Schule in der Corona-Krise Kinderärzte: Pauschales Verbot von Präsenzunterricht in NRW ungerechtfertigt
Köln · Die nordrhein-westfälische Landesregierung erhält für ihren Lockerungskurs bei Corona-Einschränkungen Rückenwind von Kinder- und Jugendärzten.
„Ein pauschales Verbot von Präsenzunterricht ist medizinisch nicht gerechtfertigt“, unterstrich der Präsident des Berufsverbands der Kinder- und Jugendärzte, Thomas Fischbach.

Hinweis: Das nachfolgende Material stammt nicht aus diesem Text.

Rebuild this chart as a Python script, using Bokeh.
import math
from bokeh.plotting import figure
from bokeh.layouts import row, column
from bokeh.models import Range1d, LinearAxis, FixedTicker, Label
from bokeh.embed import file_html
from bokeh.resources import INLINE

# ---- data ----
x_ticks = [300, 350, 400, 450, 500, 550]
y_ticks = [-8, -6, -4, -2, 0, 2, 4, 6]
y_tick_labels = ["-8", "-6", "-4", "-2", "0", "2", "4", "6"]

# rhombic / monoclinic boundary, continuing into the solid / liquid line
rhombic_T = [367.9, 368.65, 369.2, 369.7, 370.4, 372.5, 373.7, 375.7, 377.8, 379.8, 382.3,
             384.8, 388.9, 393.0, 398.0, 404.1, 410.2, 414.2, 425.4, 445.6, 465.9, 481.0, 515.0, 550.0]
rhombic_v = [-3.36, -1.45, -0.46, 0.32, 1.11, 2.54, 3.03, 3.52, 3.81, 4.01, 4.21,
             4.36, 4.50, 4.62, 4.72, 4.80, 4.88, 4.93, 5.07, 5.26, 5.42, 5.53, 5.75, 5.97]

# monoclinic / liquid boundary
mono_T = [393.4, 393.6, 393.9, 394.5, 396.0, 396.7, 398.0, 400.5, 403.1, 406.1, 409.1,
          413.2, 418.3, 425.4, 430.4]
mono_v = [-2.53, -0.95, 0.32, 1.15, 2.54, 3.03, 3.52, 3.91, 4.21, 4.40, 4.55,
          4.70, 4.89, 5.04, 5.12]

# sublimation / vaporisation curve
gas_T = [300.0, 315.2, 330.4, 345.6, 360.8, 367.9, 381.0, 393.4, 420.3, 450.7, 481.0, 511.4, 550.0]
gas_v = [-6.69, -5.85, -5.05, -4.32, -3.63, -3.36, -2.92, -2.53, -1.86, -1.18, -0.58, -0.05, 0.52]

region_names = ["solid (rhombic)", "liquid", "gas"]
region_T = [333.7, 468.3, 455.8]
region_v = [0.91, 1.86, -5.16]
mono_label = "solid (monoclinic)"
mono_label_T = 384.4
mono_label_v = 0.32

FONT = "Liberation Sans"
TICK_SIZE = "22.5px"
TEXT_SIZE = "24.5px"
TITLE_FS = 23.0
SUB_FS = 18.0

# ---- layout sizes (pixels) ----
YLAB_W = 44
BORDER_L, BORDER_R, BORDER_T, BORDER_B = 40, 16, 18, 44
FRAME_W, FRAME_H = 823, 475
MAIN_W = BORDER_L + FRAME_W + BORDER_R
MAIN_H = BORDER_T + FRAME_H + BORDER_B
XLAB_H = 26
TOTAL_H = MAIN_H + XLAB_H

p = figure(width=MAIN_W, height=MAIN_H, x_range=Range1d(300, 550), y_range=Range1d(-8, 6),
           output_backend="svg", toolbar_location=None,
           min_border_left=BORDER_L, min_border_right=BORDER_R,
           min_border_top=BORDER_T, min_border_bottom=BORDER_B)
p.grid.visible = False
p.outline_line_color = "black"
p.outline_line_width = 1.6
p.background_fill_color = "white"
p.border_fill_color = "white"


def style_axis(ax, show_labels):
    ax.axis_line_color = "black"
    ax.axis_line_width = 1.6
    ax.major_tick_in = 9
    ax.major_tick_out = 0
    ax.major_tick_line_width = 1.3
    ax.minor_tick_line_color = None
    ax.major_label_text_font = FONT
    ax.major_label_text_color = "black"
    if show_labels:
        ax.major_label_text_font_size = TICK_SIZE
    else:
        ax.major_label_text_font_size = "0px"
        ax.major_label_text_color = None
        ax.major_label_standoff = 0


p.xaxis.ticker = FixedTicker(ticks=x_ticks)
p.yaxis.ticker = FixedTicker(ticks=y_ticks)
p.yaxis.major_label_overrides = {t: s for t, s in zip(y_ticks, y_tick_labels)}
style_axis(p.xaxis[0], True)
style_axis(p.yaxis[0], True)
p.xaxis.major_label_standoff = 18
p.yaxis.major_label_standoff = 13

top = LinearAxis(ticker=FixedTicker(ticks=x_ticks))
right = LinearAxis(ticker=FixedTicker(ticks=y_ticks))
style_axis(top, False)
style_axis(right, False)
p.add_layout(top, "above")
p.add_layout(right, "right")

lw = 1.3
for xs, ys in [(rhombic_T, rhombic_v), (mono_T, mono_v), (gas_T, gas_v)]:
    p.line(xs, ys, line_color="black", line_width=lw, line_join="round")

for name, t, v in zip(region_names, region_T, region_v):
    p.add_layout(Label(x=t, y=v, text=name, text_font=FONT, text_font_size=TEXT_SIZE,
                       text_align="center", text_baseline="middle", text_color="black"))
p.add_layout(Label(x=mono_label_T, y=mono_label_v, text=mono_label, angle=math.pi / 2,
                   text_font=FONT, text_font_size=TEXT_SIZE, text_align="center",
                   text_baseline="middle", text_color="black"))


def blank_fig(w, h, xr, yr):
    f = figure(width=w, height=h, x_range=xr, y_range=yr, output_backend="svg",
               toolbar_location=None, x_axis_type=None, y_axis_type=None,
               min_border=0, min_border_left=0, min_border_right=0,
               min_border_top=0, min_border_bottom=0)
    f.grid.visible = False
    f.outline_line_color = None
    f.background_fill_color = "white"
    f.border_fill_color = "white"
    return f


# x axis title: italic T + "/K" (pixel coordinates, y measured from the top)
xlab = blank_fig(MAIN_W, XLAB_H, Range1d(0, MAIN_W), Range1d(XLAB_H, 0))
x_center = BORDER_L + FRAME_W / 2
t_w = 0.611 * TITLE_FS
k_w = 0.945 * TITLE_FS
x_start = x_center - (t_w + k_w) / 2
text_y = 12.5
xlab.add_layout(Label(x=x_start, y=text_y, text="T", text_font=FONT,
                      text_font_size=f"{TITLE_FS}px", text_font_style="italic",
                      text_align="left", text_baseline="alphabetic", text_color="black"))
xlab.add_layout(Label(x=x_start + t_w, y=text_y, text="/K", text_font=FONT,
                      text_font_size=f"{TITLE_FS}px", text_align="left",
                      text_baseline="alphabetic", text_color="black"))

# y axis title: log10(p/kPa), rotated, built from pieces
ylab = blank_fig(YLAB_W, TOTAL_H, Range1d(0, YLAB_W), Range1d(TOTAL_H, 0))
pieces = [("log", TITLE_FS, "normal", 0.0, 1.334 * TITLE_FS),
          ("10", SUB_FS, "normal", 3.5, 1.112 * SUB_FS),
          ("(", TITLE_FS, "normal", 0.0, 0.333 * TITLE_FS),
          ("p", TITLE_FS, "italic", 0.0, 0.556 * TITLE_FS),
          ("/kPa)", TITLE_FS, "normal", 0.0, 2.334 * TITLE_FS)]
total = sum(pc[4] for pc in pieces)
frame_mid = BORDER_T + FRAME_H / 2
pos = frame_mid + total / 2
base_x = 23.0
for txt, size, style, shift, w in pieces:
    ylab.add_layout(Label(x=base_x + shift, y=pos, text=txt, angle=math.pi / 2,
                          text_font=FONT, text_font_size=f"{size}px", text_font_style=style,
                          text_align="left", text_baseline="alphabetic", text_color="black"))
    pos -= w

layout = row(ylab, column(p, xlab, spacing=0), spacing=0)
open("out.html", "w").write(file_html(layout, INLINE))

Ebenso sei es „nicht nachvollziehbar und daher inakzeptabel“, Lehrergruppen vom Präsenzunterricht auszunehmen. „Verbesserte Hygienemaßnahmen und die angemessene Ausstattung der Lehrkräfte zum Beispiel mit Mund-Nasen-Schutz und Händedesinfektionsmitteln wären hier der richtige Weg“, erklärte der Kölner Mediziner in einer Mitteilung. Damit wäre es nicht mehr nötig, bis zu einem Drittel der Lehrkräfte vom Unterricht auszunehmen, nur weil sie etwa 60 Jahre oder älter seien. Dies sei sachlich nicht zu rechtfertigen.
„In die Praxen kommen immer mehr verzweifelte Eltern, die - mit der aus wissenschaftlicher Sicht umstrittenen - Schulschließung massive, teils existentielle Probleme bekommen haben, weil sie aufgrund von Homeschooling und Kinderbetreuung ihrer Erwerbsarbeit nicht nachgehen können“, berichtete der Verbandspräsident. „Wir sehen Kinder, die stark unruhige beziehungsweise rastlose Verhaltensweisen zeigen, die zuvor nicht bestanden haben.“ Die Zahl der Hilferufe bei den Kinderschutzhotlines sei sprunghaft gestiegen.
„Schulöffnungen sind aus medizinischer Sicht kein Pandemie-Risiko“, erklärte Fischbach. „Aus wissenschaftlicher Sicht ist es unstrittig, dass insbesondere jüngere Kinder bis zehn Jahre nur sehr selten schwer an COVID-19 erkranken.“ In über 80 Prozent der Fälle seien sie nachweislich von Erwachsenen angesteckt worden, steckten selbst aber nur selten Erwachsene an. Jenseits des zehnten Geburtstages seien Kinder in der Regel in der Lage, Hygienemaßnahmen umzusetzen. Daher sollten alle Schulen in Deutschland so schnell wie möglich öffnen.